LA-area college coach under fire accused of housing players in locker room, charging rent

FILE - Pierce College head football coach Carlos Woods is under investigation, accused of charging his players hundreds of dollars a month in rent to live in the team’s locker room and cramming as many as 30 other players into an off-campus apartment.
FILE - Pierce College head football coach Carlos Woods is under investigation, accused of charging his players hundreds of dollars a month in rent to live in the team’s locker room and cramming as many as 30 other players into an off-campus apartment.

A Southern California community college’s head football coach is on administrative leave amid an investigation into accusations he housed players in the team’s locker room at hundreds of dollars in rent and crammed as many as 30 other players into an off-campus apartment.

Pierce College coach Carlos Woods is the target of an athletic department probe into the housing allegations and other potential violations, including allowing ineligible athletes to compete and recruiting outside California.

“Coach Carlos Woods has now been placed on temporary Administrative Leave, effective today, pending the outcome of an investigation into the allegations that were brought to my attention this week,” Pierce College President Alexis Montevirgen said Thursday evening in a brief statement. “We hope to name an acting head coach for the football team within the next few days.”

The fast-moving developments began Wednesday when campus newspaper Los Angeles Pierce College Roundup News broke news of the investigation. The story details disturbing accounts from former and present athletes, many from out of state, who told of living in jail-like conditions in bunk beds and cots at an apartment near the Woodland Hills campus.

Four players were reportedly living in the on-campus locker room, football players and staff told Pierce officials, the newspaper reported.

By Thursday afternoon, community college athletics governing bodies had been notified as Montevirgen sought to assure students that the school was looking into the allegations.

“The health and safety of our students is a primary concern of the College, our Chancellor and the Board of Trustees. Any allegations concerning employee misconduct or issues involving student safety are taken very seriously and will be thoroughly reviewed,” the statement read.

By Thursday evening, Woods was on temporary administrative leave and Pierce (0-0; 1-4) was on the hunt for an interim head coach.

Officials at the California Community College Athletic Association in Sacramento learned of the controversy through the Roundup’s report and have been in communication with Southern California Football Association officials, CCCAA executive director Carlyle Carter told The Bee on Thursday.

“We don’t have any information about it. We found out about it in the story that was released,” Carter said. “(Pierce) is in the initial throes of an investigation. At this point, it would be inappropriate to comment.”
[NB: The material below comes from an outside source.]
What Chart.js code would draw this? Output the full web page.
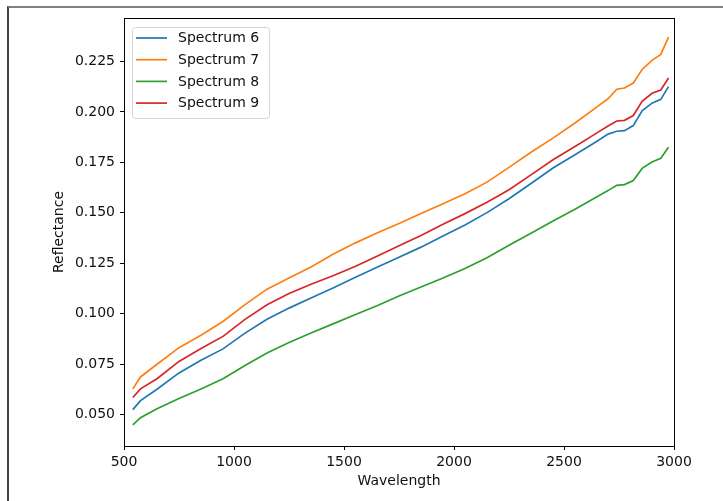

But the association’s bylaws prohibit out-of-state recruiting and securing housing for student-athletes that otherwise are not made available to all students.

One student-athlete recruited from Florida before the 2018 season said he ended up living in his car for a time and ultimately left Pierce. He told the Roundup News that Woods assured him housing would be set up with four to five new and returning athletes in a three-bedroom home, paying $350 a month, plus expenses.

“He promised actual living space, and it ended up being like a camp (or) jail with how many people were living in that house,” Jose Cordova told the Roundup News’ Arielle Zolezzi. “Lines Woods had crossed would be 30 guys in a three-bedroom and almost half of his recruits wouldn’t pay rent and bills wouldn’t be paid.”

Other players interviewed by the Roundup News who were housed in the apartment said they were evicted after Woods repeatedly failed to pay rent, though he allegedly pocketed hundreds of dollars in rent payments from his athletes.

Still others left on their own once landlords started posting eviction notices.

Cordova called the experience “the most stressful time I ever had.”

It’s not the first time Woods’ name has been tied to alleged housing and recruiting violations.

Two years ago, in 2017, while Woods was an assistant at Gavilan College, the Gilroy school slapped the football program with three years’ probation, banned it from postseason play for two years and kicked out 17 players after an investigation into the alleged misdeeds, the Hollister Free Lance reported at the time.

The allegations reported by the Free Lance were strikingly similar to the accusations Woods is facing at Pierce: the 17 Gavilan players, many from out of state, were crowded into a three-bedroom house in Hollister and had entered into a deal with the homeowner for meals and bedding.

In a Thursday interview with The Bee, Northern California Football Conference Commissioner Gary Kollenborn recalled the Gavilan controversy and ensuing investigation.

“There were some issues with coaches arranging housing for (players) and issues related to recruiting. The majority of the players were disqualified,” Kollenborn said.

Kollenborn, a longtime coach on the community college level before moving into the commissioner’s post, said steering student-athletes into housing and financial aid can be challenging but, “You can do it and be in compliance and follow the rules.”

“When a coach tries to do it on his own, when you see a thing like that, you see a coach way over his head,” Kollenborn said.